Uma série sobre grave e generalizada violação de direitos humanos e o reconhecimento de refugiados pelo Brasil

Série de artigos do ProMigra tem como objetivo trazer para o debate público a maneira pela qual o Estado brasileiro vem utilizando o conceito de grave e generalizada violação de direitos humanos para reconhecer refugiados

Por Aline Araújo, Ieda Giriboni e Marina Queiroz
Do ProMigra

A migração dos cidadãos venezuelanos é emblemática: não apenas representa o maior fluxo de mobilidade humana que o Brasil já recebeu, como recolocou a América Latina no centro do debate sobre migração e refúgio no cenário mundial. Nos mais de 25 anos que aplicamos a chamada Lei de Refúgio (Lei nº 9.474/1997), foi a situação da Venezuela que alterou sistematicamente a maneira pela qual o Brasil reconhece refugiados.

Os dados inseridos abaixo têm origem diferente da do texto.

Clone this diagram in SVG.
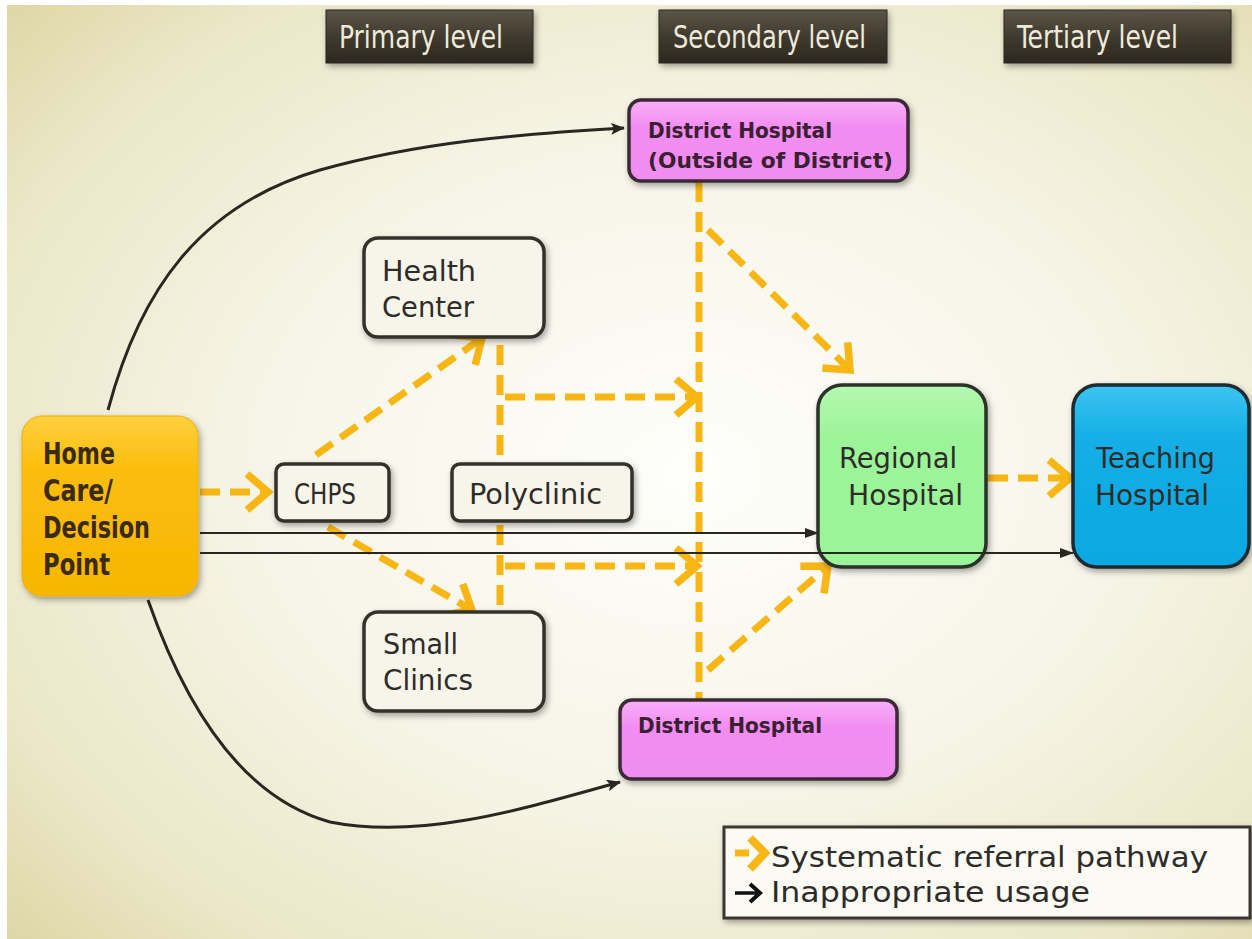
<svg xmlns="http://www.w3.org/2000/svg" width="1252" height="939" viewBox="0 0 1252 939">
<defs>
<radialGradient id="bg" cx="0.55" cy="0.5" r="0.75">
<stop offset="0" stop-color="#fefefb"/>
<stop offset="0.45" stop-color="#f7f5e8"/>
<stop offset="0.8" stop-color="#ebe7c8"/>
<stop offset="1" stop-color="#ddd6a4"/>
</radialGradient>
<linearGradient id="hdr" x1="0" y1="0" x2="0" y2="1">
<stop offset="0" stop-color="#5c5548"/>
<stop offset="0.5" stop-color="#403a2e"/>
<stop offset="1" stop-color="#2c281f"/>
</linearGradient>
<linearGradient id="pink" x1="0" y1="0" x2="0" y2="1">
<stop offset="0" stop-color="#f8b0f8"/>
<stop offset="0.35" stop-color="#f28cf2"/>
<stop offset="1" stop-color="#f08ef0"/>
</linearGradient>
<linearGradient id="gold" x1="0" y1="0" x2="0" y2="1">
<stop offset="0" stop-color="#fdd040"/>
<stop offset="0.3" stop-color="#fbbd0a"/>
<stop offset="1" stop-color="#f7b604"/>
</linearGradient>
<linearGradient id="green" x1="0" y1="0" x2="0" y2="1">
<stop offset="0" stop-color="#b4f8b0"/>
<stop offset="0.3" stop-color="#9cf498"/>
<stop offset="1" stop-color="#9cf49a"/>
</linearGradient>
<linearGradient id="blue" x1="0" y1="0" x2="0" y2="1">
<stop offset="0" stop-color="#3cc4f0"/>
<stop offset="0.3" stop-color="#12aee6"/>
<stop offset="1" stop-color="#10a8e2"/>
</linearGradient>
<filter id="sh" x="-10%" y="-10%" width="125%" height="130%">
<feDropShadow dx="2" dy="3" stdDeviation="3" flood-color="#000" flood-opacity="0.35"/>
</filter>
<marker id="ya" markerUnits="userSpaceOnUse" markerWidth="44" markerHeight="40" viewBox="0 0 44 40" refX="32" refY="20" orient="auto" style="overflow:visible">
<path d="M11,2 L32,20 L11,38" fill="none" stroke="#f7b614" stroke-width="7.5"/>
</marker>
<marker id="ba" markerUnits="userSpaceOnUse" markerWidth="14" markerHeight="12" viewBox="0 0 14 12" refX="13" refY="6" orient="auto">
<path d="M0,0 L14,6 L0,12 L3,6 Z" fill="#2a2620"/>
</marker>
<marker id="ba2" markerUnits="userSpaceOnUse" markerWidth="14" markerHeight="12" viewBox="0 0 14 12" refX="13" refY="6" orient="auto">
<path d="M0,1 L14,6 L0,11 Z" fill="#2a2620"/>
</marker>
<style>
.hdr{fill:url(#hdr);stroke:#2a261e;stroke-width:1}
.ht{font-family:"DejaVu Sans Condensed","DejaVu Sans",sans-serif;font-size:32px;fill:#eeeadb}
.box{fill:#f7f5ea;stroke:#333029;stroke-width:3.5}
.nt{font-family:"DejaVu Sans","Liberation Sans",sans-serif;font-size:28px;fill:#2e2c28}
.bt{font-family:"DejaVu Sans Condensed","DejaVu Sans",sans-serif;font-weight:bold;fill:#3a2a18}
.pt{font-family:"DejaVu Sans Condensed","DejaVu Sans",sans-serif;font-weight:bold;font-size:22px;fill:#3a2030}
.yd{fill:none;stroke:#f7b614;stroke-width:7;stroke-dasharray:20 10}
.bl{fill:none;stroke:#2a2620;stroke-width:3}
.bs{fill:none;stroke:#2a2620;stroke-width:2}
</style>
</defs>
<rect x="0" y="0" width="1252" height="939" fill="#ffffff"/>
<rect x="7" y="5" width="1245" height="934" fill="url(#bg)"/>

<g id="header-primary">
<rect class="hdr" x="326" y="10" width="207" height="53" filter="url(#sh)"/>
<text class="ht" x="339" y="48" textLength="164" lengthAdjust="spacingAndGlyphs">Primary level</text>
</g>
<g id="header-secondary">
<rect class="hdr" x="659" y="10" width="228" height="53" filter="url(#sh)"/>
<text class="ht" x="673" y="48" textLength="193" lengthAdjust="spacingAndGlyphs">Secondary level</text>
</g>
<g id="header-tertiary">
<rect class="hdr" x="1004" y="10" width="227" height="53" filter="url(#sh)"/>
<text class="ht" x="1017" y="48" textLength="161" lengthAdjust="spacingAndGlyphs">Tertiary level</text>
</g>

<g id="connectors">
<path class="yd" d="M500,345 L500,610"/>
<path class="yd" d="M699,182 L699,700"/>
<path class="yd" d="M200,492 L268,492" marker-end="url(#ya)"/>
<path class="yd" d="M316,455 L482,338" marker-end="url(#ya)"/>
<path class="yd" d="M328,527 L472,610" marker-end="url(#ya)"/>
<path class="yd" d="M505,397 L697,397" marker-end="url(#ya)"/>
<path class="yd" d="M505,566 L697,566" marker-end="url(#ya)"/>
<path class="yd" d="M708,230 L850,370" marker-end="url(#ya)"/>
<path class="yd" d="M708,670 L828,566" marker-end="url(#ya)"/>
<path class="yd" d="M988,478 L1070,478" marker-end="url(#ya)"/>
<path class="bl" d="M108,410 C140,290 200,205 320,170 C420,142 520,134 624,128" marker-end="url(#ba)"/>
<path class="bl" d="M148,600 C190,720 250,800 330,822 C420,840 520,810 620,782" marker-end="url(#ba)"/>
<path class="bs" d="M200,533 L818,533" marker-end="url(#ba2)"/>
</g>

<g id="node-district-outside">
<rect x="629" y="100" width="279" height="81" rx="12" fill="url(#pink)" stroke="#3b2b35" stroke-width="3.5" filter="url(#sh)"/>
<text class="pt" x="648" y="138" textLength="184" lengthAdjust="spacingAndGlyphs">District Hospital</text>
<text class="pt" x="648" y="168" textLength="245" lengthAdjust="spacingAndGlyphs">(Outside of District)</text>
</g>
<g id="node-health-center">
<rect class="box" x="364" y="238" width="180" height="99" rx="14" filter="url(#sh)"/>
<text class="nt" x="382" y="281" textLength="94" lengthAdjust="spacingAndGlyphs">Health</text>
<text class="nt" x="382" y="317" textLength="92" lengthAdjust="spacingAndGlyphs">Center</text>
</g>
<g id="node-home">
<rect x="22" y="416" width="176" height="180" rx="20" fill="url(#gold)" stroke="#f0b000" stroke-width="1" filter="url(#sh)"/>
<text class="bt" x="43" y="464" font-size="30" textLength="72" lengthAdjust="spacingAndGlyphs">Home</text>
<text class="bt" x="43" y="501" font-size="30" textLength="70" lengthAdjust="spacingAndGlyphs">Care/</text>
<text class="bt" x="43" y="538" font-size="30" textLength="107" lengthAdjust="spacingAndGlyphs">Decision</text>
<text class="bt" x="43" y="575" font-size="30" textLength="67" lengthAdjust="spacingAndGlyphs">Point</text>
</g>
<g id="node-chps">
<rect class="box" x="276" y="464" width="113" height="57" rx="8" filter="url(#sh)"/>
<text class="nt" x="294" y="504" font-size="27" textLength="62" lengthAdjust="spacingAndGlyphs">CHPS</text>
</g>
<g id="node-polyclinic">
<rect class="box" x="452" y="464" width="180" height="57" rx="8" filter="url(#sh)"/>
<text class="nt" x="469" y="504" font-size="27" textLength="133" lengthAdjust="spacingAndGlyphs">Polyclinic</text>
</g>
<g id="node-small-clinics">
<rect class="box" x="364" y="612" width="180" height="99" rx="14" filter="url(#sh)"/>
<text class="nt" x="383" y="654" textLength="75" lengthAdjust="spacingAndGlyphs">Small</text>
<text class="nt" x="383" y="690" textLength="90" lengthAdjust="spacingAndGlyphs">Clinics</text>
</g>
<g id="node-district">
<rect x="620" y="700" width="277" height="79" rx="12" fill="url(#pink)" stroke="#3b2b35" stroke-width="3.5" filter="url(#sh)"/>
<text class="pt" x="638" y="733" textLength="184" lengthAdjust="spacingAndGlyphs">District Hospital</text>
</g>
<g id="node-regional">
<rect x="818" y="385" width="168" height="182" rx="24" fill="url(#green)" stroke="#2a302a" stroke-width="3.5" filter="url(#sh)"/>
<text class="nt" x="839" y="468" textLength="118" lengthAdjust="spacingAndGlyphs">Regional</text>
<text class="nt" x="848" y="505" textLength="115" lengthAdjust="spacingAndGlyphs">Hospital</text>
</g>
<g id="node-teaching">
<rect x="1073" y="385" width="176" height="182" rx="24" fill="url(#blue)" stroke="#1e2a30" stroke-width="3.5" filter="url(#sh)"/>
<text class="nt" x="1096" y="468" textLength="119" lengthAdjust="spacingAndGlyphs">Teaching</text>
<text class="nt" x="1095" y="505" textLength="114" lengthAdjust="spacingAndGlyphs">Hospital</text>
</g>

<g id="connector-overlay">
<path class="bs" d="M200,553 L1073,553" marker-end="url(#ba2)"/>
</g>

<g id="legend">
<rect x="724" y="827" width="526" height="91" fill="#fbfaf3" stroke="#3a3530" stroke-width="3" filter="url(#sh)"/>
<path d="M735,853 L749,853" stroke="#f7b614" stroke-width="7" fill="none"/>
<path d="M750,838 L765,853 L750,869" stroke="#f7b614" stroke-width="8" fill="none"/>
<path d="M735,893 L760,893" stroke="#111" stroke-width="3.5" fill="none"/>
<path d="M750,884 L760,893 L750,902" stroke="#111" stroke-width="4" fill="none"/>
<text class="nt" x="771" y="867" font-size="29" fill="#2e2c28" textLength="437" lengthAdjust="spacingAndGlyphs">Systematic referral pathway</text>
<text class="nt" x="771" y="902" font-size="29" fill="#2e2c28" textLength="319" lengthAdjust="spacingAndGlyphs">Inappropriate usage</text>
</g>
</svg>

Atualmente, segundo dados consolidados pelo ACNUR e pelo Comitê Nacional para os Refugiados (CONARE), o Brasil tem mais de 65 mil pessoas reconhecidas como refugiadas de 121 nacionalidades diferentes. O maior número refere-se a venezuelanos, com mais de 53 mil pessoas reconhecidas como refugiadas, seguidas por pessoas da República da Síria, com pouco menos de 4 mil. De acordo com a plataforma R4V, até 23 de janeiro de 2023, havia 97.155 solicitações da condição de refugiado por pessoas venezuelanas no Brasil.

A base da mudança no modo de reconhecer a condição de refugiado reside no conceito de “grave e generalizada violação de direitos humanos”, trazido pelo inciso III, do artigo 1º da Lei de Refúgio. A justificativa do governo brasileiro foi no sentido de reconhecer uma situação objetiva na Venezuela de instabilidade política, social e econômica, de sorte que a solicitação de refúgio dos cidadãos venezuelanos fosse manifestamente fundada. Assim, o CONARE construiu um aparato burocrático que permitiu a simplificação dos procedimentos, incluindo o cruzamento de dados, a dispensa da entrevista de elegibilidade e a possibilidade de decisões em bloco.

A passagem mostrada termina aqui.